Salah satu mantan pegawai KPK Tata Khoiriyah mengatakan persidangan dihadiri beberapa perwakilan mantan pegawai KPK. Selain itu, turut hadir juga kuasa hukum dari Lembaga Bantuan Hukum (LBH) Jakarta, Yayasan Lembaga Bantuan Hukum Indonesia (YLBHI), AMAR Law Firm & Public Interest Law Office, LBH Muhammadiyah, dan Indonesia Corruption Watch (ICW), Visi Law Office.
Menurut Tata, para mantan pegawai KPK telah menempuh upaya administratif dengan mengajukan keberatan dan upaya banding dari keberatan tersebut, terhadap pelaksanaan TWK dalam proses peralihan status pegawai KPK menjadi ASN. “Namun, upaya tersebut tidak pernah mendapat tanggapan yang wajar dan layak selama mengupayakan penyelesaian permasalahan pelaksanaan rekomendasi Ombudsman dan Komnas HAM,” ujar Tata dalam keterangan tertulis, Kamis (10/3).
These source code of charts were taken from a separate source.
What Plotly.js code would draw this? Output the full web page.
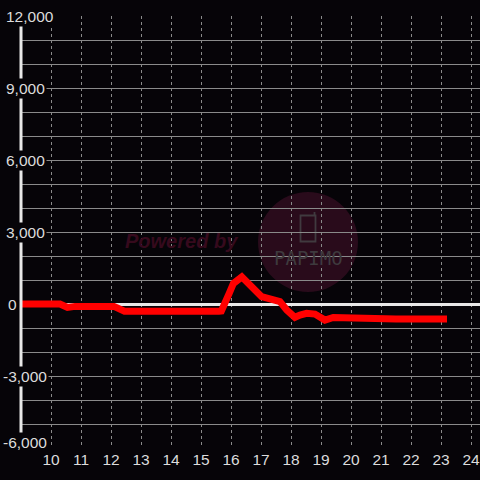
<!DOCTYPE html>
<html>
<head>
<meta charset="utf-8">
<script src="https://cdn.plot.ly/plotly-3.0.1.min.js"></script>
<style>
html,body{margin:0;padding:0;background:#060408;}
#chart{width:480px;height:480px;}
</style>
</head>
<body>
<div id="chart"></div>
<script>
// ---- data ----
const hours = [9, 10.3, 10.55, 10.8, 12.1, 12.45, 15.6, 15.68, 15.94, 16.08, 16.36, 16.63, 16.86, 17.02, 17.36, 17.63, 17.86, 18.13, 18.3, 18.52, 18.8, 19.13, 19.41, 20.3, 21.5, 23.2];
const values = [0, 0, -140, -100, -100, -300, -300, -290, 445, 860, 1130, 790, 445, 305, 195, 100, -250, -555, -460, -390, -420, -670, -560, -600, -620, -620];
const xTickVals = [10, 11, 12, 13, 14, 15, 16, 17, 18, 19, 20, 21, 22, 23, 24];
const yTickVals = [12000, 9000, 6000, 3000, 0, -3000, -6000];
const yTickText = ["12,000", "9,000", "6,000", "3,000", "0", "-3,000", "-6,000"];
const yLabelLeft = [5, 5, 5, 5, 7, 2, 2];   // pixel left edge of each y label (layout only)
const yLabelShift = [0, 0, 0, 0, 0, 0, 6];  // vertical nudge (layout only)

// ---- layout helpers ----
const W = 480, H = 480, ML = 21, MR = 0, MT = 16, MB = 32;
const PW = W - ML - MR, PH = H - MT - MB;
const bg = '#060408';
const txt = '#dcdcdc';
const grid = '#8a8a8a';
const FONT = 'Liberation Sans, Arial, sans-serif';
const fx = p => (p - ML) / PW;
const fy = p => (H - MB - p) / PH;

const annotations = yTickVals.map((v, i) => ({
  x: 0, xref: 'paper', y: v, yref: 'y',
  xanchor: 'left', yanchor: 'middle',
  xshift: yLabelLeft[i] - ML - 1, yshift: yLabelShift[i],
  text: yTickText[i], showarrow: false,
  bgcolor: bg, borderpad: 1,
  font: {family: FONT, size: 15.5, color: txt}
}));

annotations.push({
  x: fx(181), y: fy(241), xref: 'paper', yref: 'paper',
  xanchor: 'center', yanchor: 'middle', showarrow: false,
  text: '<b><i>Powered by</i></b>',
  font: {family: FONT, size: 20, color: '#360a1d'}
});
annotations.push({
  x: fx(308), y: fy(258), xref: 'paper', yref: 'paper',
  xanchor: 'center', yanchor: 'middle', showarrow: false,
  text: 'PAPIMO',
  font: {family: 'DejaVu Sans Mono, monospace', size: 19, color: '#3e3a3e'}
});

const shapes = [
  {type: 'circle', xref: 'paper', yref: 'paper', layer: 'below',
   x0: fx(258), x1: fx(358), y0: fy(292), y1: fy(192),
   fillcolor: '#290b1b', line: {width: 0}},
  {type: 'rect', xref: 'paper', yref: 'paper', layer: 'below',
   x0: fx(300.5), x1: fx(315.5), y0: fy(241.5), y1: fy(215.5),
   fillcolor: 'rgba(0,0,0,0)', line: {color: '#403a3f', width: 1.8}},
  {type: 'line', xref: 'paper', yref: 'paper', layer: 'below',
   x0: fx(314.5), x1: fx(314.5), y0: fy(215.5), y1: fy(212),
   line: {color: '#403a3f', width: 1.8}},
  {type: 'line', xref: 'paper', yref: 'paper', layer: 'above',
   x0: 0, x1: 0, y0: 0, y1: 1, line: {color: '#e8e8e8', width: 3}}
];

const trace = {
  x: hours, y: values, type: 'scatter', mode: 'lines',
  line: {color: '#ff0000', width: 7, shape: 'linear'},
  hoverinfo: 'skip'
};

const layout = {
  width: W, height: H,
  margin: {l: ML, r: MR, t: MT, b: MB, pad: 0},
  paper_bgcolor: bg, plot_bgcolor: bg,
  showlegend: false,
  xaxis: {
    range: [9, 24.3], tickmode: 'array', tickvals: xTickVals,
    showgrid: true, gridcolor: grid, gridwidth: 1, griddash: 'dot',
    zeroline: false, showline: false, ticks: '',
    tickfont: {family: FONT, size: 15.5, color: txt},
    fixedrange: true
  },
  yaxis: {
    range: [-6000, 12000], dtick: 1000, tick0: 0,
    showgrid: true, gridcolor: grid, gridwidth: 1,
    zeroline: true, zerolinecolor: '#e8e8e8', zerolinewidth: 3,
    showticklabels: false, showline: false, ticks: '',
    fixedrange: true
  },
  shapes: shapes,
  annotations: annotations
};

Plotly.newPlot('chart', [trace], layout, {displayModeBar: false, staticPlot: true});
</script>
</body>
</html>
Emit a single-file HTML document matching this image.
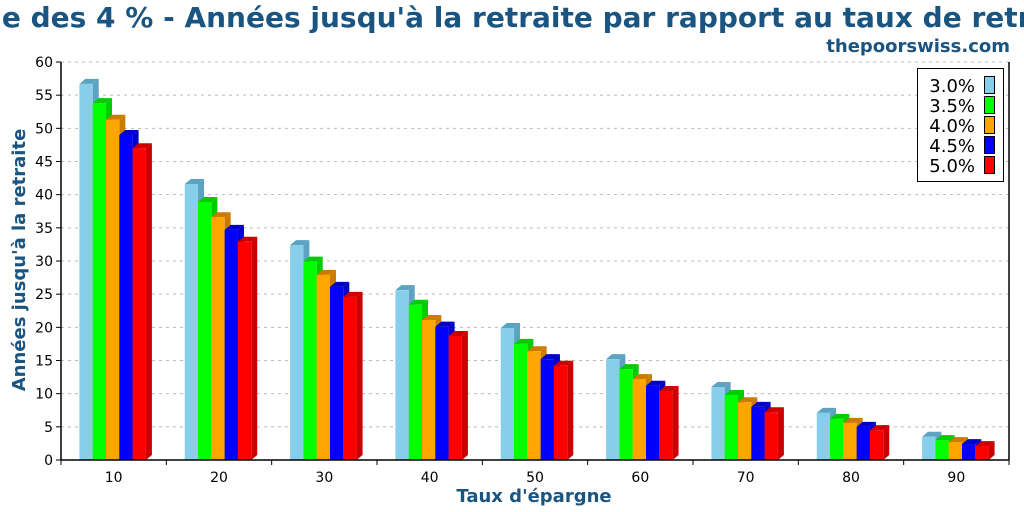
<!DOCTYPE html>
<html><head><meta charset="utf-8"><style>
html,body{margin:0;padding:0;background:#fff;}
svg{display:block;font-family:"DejaVu Sans","Liberation Sans",sans-serif;}
</style></head><body>
<svg id="chart" width="1024" height="512" viewBox="0 0 1024 512" xmlns="http://www.w3.org/2000/svg">
<text x="512" y="27" text-anchor="middle" font-size="28" font-weight="bold" fill="#1a5480">Règle des 4 % - Années jusqu'à la retraite par rapport au taux de retraite</text>
<text x="1010" y="52" text-anchor="end" font-size="18" font-weight="bold" fill="#1a5480">thepoorswiss.com</text>
<g id="grid"></g>
<g id="bars"></g>
<g id="axes"></g>
<text transform="translate(25,260) rotate(-90)" text-anchor="middle" font-size="18" font-weight="bold" fill="#1a5480">Années jusqu'à la retraite</text>
<text x="534" y="502" text-anchor="middle" font-size="18" font-weight="bold" fill="#1a5480">Taux d'épargne</text>
<g id="legend"></g>
</svg>
<script>
const categories = ["10","20","30","40","50","60","70","80","90"];
const seriesNames = ["3.0%","3.5%","4.0%","4.5%","5.0%"];
const s30 = [56.7,41.6,32.4,25.6,19.9,15.2,11.0,7.1,3.5];
const s35 = [53.8,38.9,29.9,23.4,17.5,13.7,9.8,6.2,3.0];
const s40 = [51.3,36.6,27.9,21.1,16.4,12.2,8.7,5.6,2.7];
const s45 = [49.0,34.7,26.1,20.1,15.2,11.2,8.0,5.0,2.4];
const s50 = [47.0,32.9,24.6,18.7,14.2,10.4,7.2,4.5,2.1];
const yTicks = [0,5,10,15,20,25,30,35,40,45,50,55,60];

const series = [s30,s35,s40,s45,s50];
const front = ["#87ceeb","#00ff00","#ffa500","#0000ff","#ff0000"];
const side = ["#5ba3c0","#00cc00","#cc7a00","#0000cc","#cc0000"];
const NS = "http://www.w3.org/2000/svg";
const X0 = 61, X1 = 1009, Y0 = 460, Y1 = 62;
const yMax = 60;
const y = v => Y0 - v / yMax * (Y0 - Y1);
const bandW = (X1 - X0) / categories.length;
const xc = i => X0 + bandW * (i + 0.5);
const barW = 13.3, dx = 6, dy = 5;
function mk(tag, attrs, parent){const e=document.createElementNS(NS,tag);for(const k in attrs)e.setAttribute(k,attrs[k]);parent.appendChild(e);return e;}
const grid=document.getElementById('grid'), bars=document.getElementById('bars'), axes=document.getElementById('axes'), legend=document.getElementById('legend');
yTicks.forEach(t=>{
  if(t>0){const l=mk('line',{x1:X0,x2:X1,y1:y(t),y2:y(t),stroke:'#bbb','stroke-dasharray':'3,4','stroke-width':1},grid);
  
  }
  const tk=mk('line',{x1:X0-5,x2:X0,y1:y(t),y2:y(t),stroke:'#000'},axes);
  
  
  const tx=mk('text',{x:X0-8,y:y(t)+5,'text-anchor':'end','font-size':14,fill:'#000'},axes);
  tx.textContent=t;
  
  
});
categories.forEach((c,i)=>{
  const start = xc(i) - barW*series.length/2 - 1;
  series.forEach((s,j)=>{
    const x = start + j*barW, top = y(s[i]);
    const g=mk('g',{},bars);
    
    
    mk('polygon',{points:`${x+barW},${top} ${x+barW+dx},${top-dy} ${x+barW+dx},${Y0-dy} ${x+barW},${Y0}`,fill:side[j]},g);
    mk('polygon',{points:`${x},${top} ${x+dx},${top-dy} ${x+barW+dx},${top-dy} ${x+barW},${top}`,fill:side[j]},g);
    mk('rect',{x:x,y:top,width:barW,height:Y0-top,fill:front[j]},g);
  });
  const tx=mk('text',{x:xc(i),y:482,'text-anchor':'middle','font-size':14,fill:'#000'},axes);
  tx.textContent=c;
  
  
});
for(let i=0;i<=categories.length;i++){
  const xx=X0+bandW*i;
  const tk=mk('line',{x1:xx,x2:xx,y1:Y0,y2:Y0+5,stroke:'#000'},axes);
  
  
}
const ax=mk('line',{x1:X0,x2:X0,y1:Y1,y2:Y0,stroke:'#000','stroke-width':1.5},axes);


const ax2=mk('line',{x1:X1,x2:X1,y1:Y1,y2:Y0,stroke:'#000','stroke-width':1.5},axes);


const ax3=mk('line',{x1:X0,x2:X1,y1:Y0,y2:Y0,stroke:'#000','stroke-width':1.5},axes);


const lb=mk('rect',{x:917.5,y:68.5,width:86,height:113,fill:'#fff',stroke:'#000'},legend);


seriesNames.forEach((n,j)=>{
  const g=mk('g',{},legend);
  
  
  const t=mk('text',{x:975,y:92+j*20,'text-anchor':'end','font-size':18,fill:'#000'},g);
  t.textContent=n;
  mk('rect',{x:984.5,y:76.5+j*20,width:10,height:17,fill:front[j],stroke:'#000'},g);
});
</script>
</body></html>
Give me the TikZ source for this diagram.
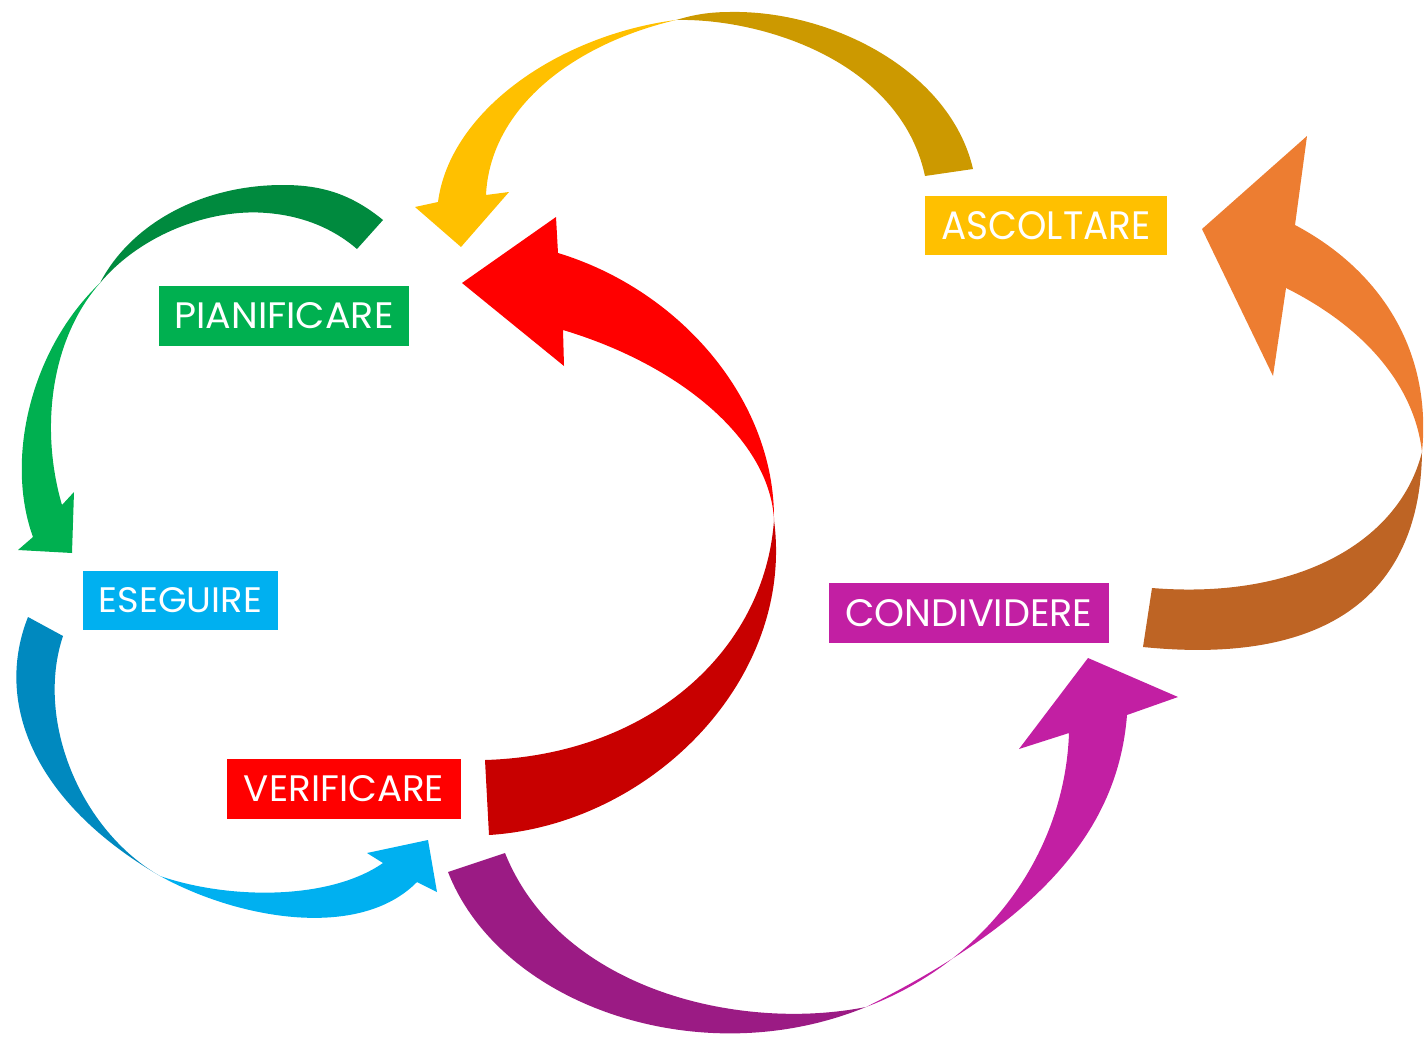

Setelah diberhentikan, sebanyak 44 mantan pegawai KPK memutuskan bergabung dengan institusi Polri sebagai ASN. Menurut mantan penyidik KPK, M. Praswad, menjadi ASN merupakan salah satu cara untuk melanjutkan perjuangan. Ia menyebut ada 13 orang yang memilih untuk tidak menjadi ASN di kepolisian.
"Kami memahami adanya pegawai KPK yang tidak mengambil opsi tersebut karena alasan personal,” ujar Praswad yang juga Ketua IM57+ Institute, wadah bagi 57 orang pegawai KPK yang tidak lolos TWK, Selasa (7/12).
Dari 44 orang tersebut, ada nama sejumlah penyidik senior yang memutuskan ikut bergabung dengan institusi Polri, antara lain Novel Baswedan dan Harun Al Rasyid. Selain itu, ada juga nama mantan Ketua Wadah Pegawai KPK, Yudi Purnomo.
Novel mengatakan ia dan kawan-kawan merasa prihatin atas kasus korupsi yang masih banyak dan bersifat masif. Apalagi, ia juga menyinggung kondisi KPK semakin tidak dipercaya publik karena pimpinannya yang bermasalah.